SHE'S AN INDEPENDENT film director, but Rose Troche's romantic confections are classic Hollywood, with a twist. Her likable 1994 lesbian coming-of-ager Go Fish used hand-held shooting and grainy black-and-white footage to lend immediacy to an endearing little romance. Her sometimes clumsy sophomore feature, Bedrooms & Hallways, mixes screwball farce with sophisticated sitcom—skewing toward the latter. Yet her generous direction allows every love-addled character both dignity and charm, even through the most contrived and kooky complications.
Hollander and Graham make cute.
BEDROOMS & HALLWAYS
directed by Rose Troche
starring Simon Callow, Kevin McKidd,
Tom Hollander, and Hugo Weaving
plays October 8-14 at Egyptian
Leo (Kevin McKidd) is an endearing pup of a blue-eyed lad looking for love—the old-fashioned romantic kind, with a happily-ever-after. Convinced to join a friend's drum-thumping "New Men's Group," he confesses an attraction to another member of the circle in the spirit of sharing. ("Let these strong loving men heal you!" begs Simon Callow's Keith, a man perhaps too strongly in touch with his own inner guru.) Leo's the only ostensibly gay man in the group, but the others inevitably start exploring their own sexual identities, prodded by the ever-thoughtful and cartoonishly serious Keith: "Don't be so British. You've all got to share your feelings!"
CALLOW STEALS THE movie as this New-Age Iron John, but B&H's often hilarious skewering of machismo and sensitive-guy stereotypes ultimately devolves into obvious potshots and easy gags. Leo's romantic gadfly roommate hooks up with a real estate agent (the sly, haughtily confident Hugo Weaving) with a set of keys and a penchant for sex in other people's bedrooms, yet this subplot similarly deteriorates into a series of goofy escapades.

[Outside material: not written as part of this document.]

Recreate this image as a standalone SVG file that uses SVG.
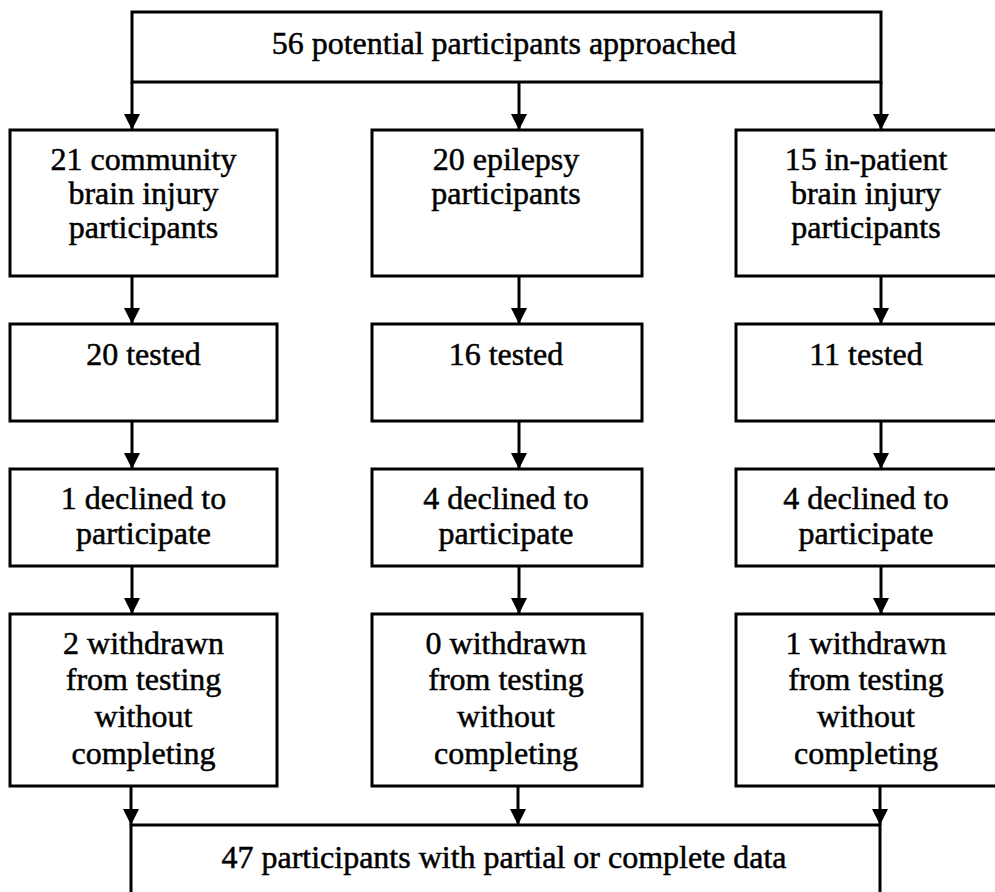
<svg xmlns="http://www.w3.org/2000/svg" width="995" height="892" viewBox="0 0 995 892">
<defs>
<marker id="ah" viewBox="0 0 16 16" markerUnits="userSpaceOnUse" markerWidth="16" markerHeight="16" refX="16" refY="8" orient="auto">
<path d="M0,0 L16,8 L0,16 z" fill="#000"/>
</marker>
<style>
.box{fill:#fff;stroke:#000;stroke-width:3}
.t{font-family:"Liberation Serif","Times New Roman",serif;font-size:32px;fill:#000;stroke:#000;stroke-width:0.5;text-anchor:middle}
.c{stroke:#000;stroke-width:3;fill:none;marker-end:url(#ah)}
</style>
</defs>
<rect width="995" height="892" fill="#fff"/>
<g id="n_top"><rect class="box" x="132" y="12" width="749" height="70"/><text class="t" x="504" y="54">56 potential participants approached</text></g>
<g id="n_comm"><rect class="box" x="10" y="130" width="267" height="146"/><text class="t" x="143.5" y="170">21 community</text><text class="t" x="143.5" y="204">brain injury</text><text class="t" x="143.5" y="238">participants</text></g>
<g id="n_epi"><rect class="box" x="372" y="130" width="270" height="146"/><text class="t" x="506" y="170">20 epilepsy</text><text class="t" x="506" y="204">participants</text></g>
<g id="n_inp"><rect class="box" x="736" y="130" width="270" height="146"/><text class="t" x="866" y="170">15 in-patient</text><text class="t" x="866" y="204">brain injury</text><text class="t" x="866" y="238">participants</text></g>
<g id="n_t1"><rect class="box" x="10" y="324" width="267" height="97"/><text class="t" x="143.5" y="365">20 tested</text></g>
<g id="n_t2"><rect class="box" x="372" y="324" width="270" height="97"/><text class="t" x="506" y="365">16 tested</text></g>
<g id="n_t3"><rect class="box" x="736" y="324" width="270" height="97"/><text class="t" x="866" y="365">11 tested</text></g>
<g id="n_d1"><rect class="box" x="10" y="469" width="267" height="97"/><text class="t" x="143.5" y="509">1 declined to</text><text class="t" x="143.5" y="544">participate</text></g>
<g id="n_d2"><rect class="box" x="372" y="469" width="270" height="97"/><text class="t" x="506" y="509">4 declined to</text><text class="t" x="506" y="544">participate</text></g>
<g id="n_d3"><rect class="box" x="736" y="469" width="270" height="97"/><text class="t" x="866" y="509">4 declined to</text><text class="t" x="866" y="544">participate</text></g>
<g id="n_w1"><rect class="box" x="10" y="614" width="267" height="172"/><text class="t" x="143.5" y="654">2 withdrawn</text><text class="t" x="143.5" y="690">from testing</text><text class="t" x="143.5" y="727">without</text><text class="t" x="143.5" y="764">completing</text></g>
<g id="n_w2"><rect class="box" x="372" y="614" width="270" height="172"/><text class="t" x="506" y="654">0 withdrawn</text><text class="t" x="506" y="690">from testing</text><text class="t" x="506" y="727">without</text><text class="t" x="506" y="764">completing</text></g>
<g id="n_w3"><rect class="box" x="736" y="614" width="270" height="172"/><text class="t" x="866" y="654">1 withdrawn</text><text class="t" x="866" y="690">from testing</text><text class="t" x="866" y="727">without</text><text class="t" x="866" y="764">completing</text></g>
<g id="n_final"><rect class="box" x="131" y="825" width="749" height="90"/><text class="t" x="504" y="868">47 participants with partial or complete data</text></g>
<g id="connectors">
<line class="c" x1="132" y1="82" x2="132" y2="130"/>
<line class="c" x1="519" y1="82" x2="519" y2="130"/>
<line class="c" x1="881" y1="82" x2="881" y2="130"/>
<line class="c" x1="132" y1="276" x2="132" y2="324"/>
<line class="c" x1="519" y1="276" x2="519" y2="324"/>
<line class="c" x1="881" y1="276" x2="881" y2="324"/>
<line class="c" x1="132" y1="421" x2="132" y2="469"/>
<line class="c" x1="519" y1="421" x2="519" y2="469"/>
<line class="c" x1="881" y1="421" x2="881" y2="469"/>
<line class="c" x1="132" y1="566" x2="132" y2="614"/>
<line class="c" x1="519" y1="566" x2="519" y2="614"/>
<line class="c" x1="881" y1="566" x2="881" y2="614"/>
<line class="c" x1="131" y1="786" x2="131" y2="825"/>
<line class="c" x1="518" y1="786" x2="518" y2="825"/>
<line class="c" x1="880" y1="786" x2="880" y2="825"/>
</g>
</svg>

The most meaningful relationship in the film is built between Leo and his childhood sweetheart Sally (Jennifer Ehle), who brightens B&H with her sunny smile and wounded-yet-spirited tenderness. Amid the painfully trite couplings between ricocheting couples-to-be, their friendship is the bedrock of the film, as when they fall asleep in a chaste embrace on his couch, adrift in the romantic bliss that surrounds them. It's a beautiful moment, invested with more genuine feeling than any other relationship in this genial, funny, but far too flippant little comedy. It makes me wish for a script more worthy of Troche's affection.